Responsible exercise of our callings as consumers recognizes how our financial life is caught up in economic structures and strictures that do not always leave us the choice between two good decisions. Those with the means to indulge their fancies by being the first to buy some new electronic toy do bring down the price for later customs who could not pay the full price at the initial offering. Choosing products from manufacturers with policies that reflect concerns to promote the welfare of the unfortunate can contribute to mitigating injustices which flaunt God’s plan for human life. However, some decisions are more complicated. We may protest the exploitation of garment factory workers in Bangladesh by refusing to buy the clothing they produce from their abusive employers, but in doing this we cut them and their families off from even the pittance they receive. There is no just option left in the decision to purchase or not to purchase. Only forgiveness won by Christ can give us peace of conscience in such situations. But imprecatory prayers and pleas to God for the working of social justice in Majority World lands will not be in vain, and protests delivered to producers, whether we purchase or not, are not wasted as we lend our voices to the voices of those who suffer under the exploitation that makes inexpensive products available to us.
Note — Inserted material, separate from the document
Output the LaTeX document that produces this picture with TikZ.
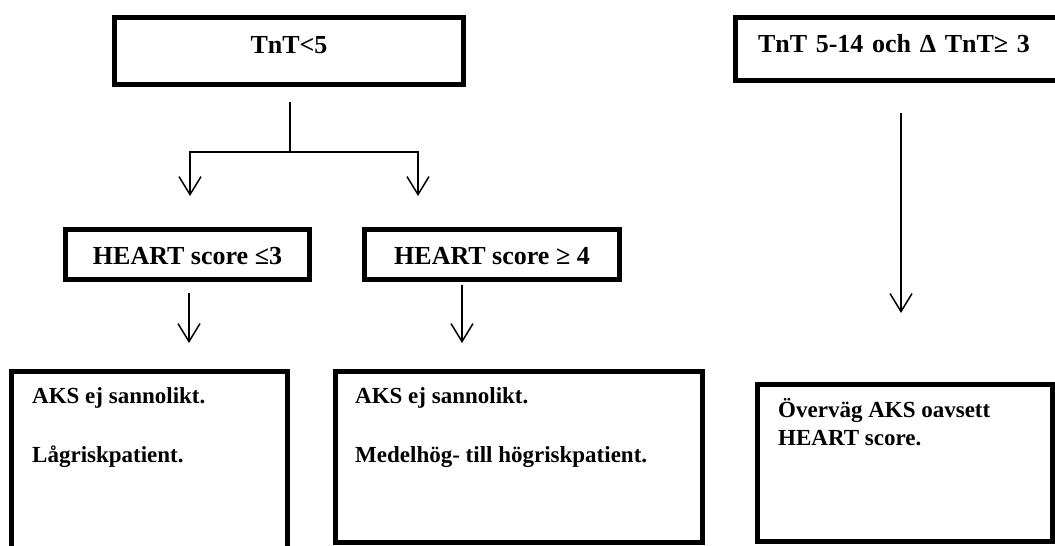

Naturally—by sinful nature—most Christians do not want their preachers to be telling them how to use their economic blessings.

Naturally—by sinful nature—most Christians do not want their preachers to be telling them how to use their economic blessings. Repentance is never welcomed by the old Adam who is quite comfortable living with the law of sin. All the more reason preachers should, with understanding for the power of the temptation to consume idolatrously, bring their hearers to consider again God’s calling to love Him with heart, soul, strength, and mind, and their neighbors near and far as they love themselves.

Twenty-first century North American believers face challenges unique in the history of God’s people, for we have an abundance of the material gifts of God unparalleled in human history. The Holy Spirit is calling North American preachers to the proclamation of repentance, forgiveness of sins, and biblical counsel for mortifying the idols which we have fashioned out of God’s good, earthly blessings and for dedicating them to the welfare of all God’s creatures. God’s calling to responsible consumption sets in place a part of our lives that gives Him praise and serves our neighbors as His faithful stewards.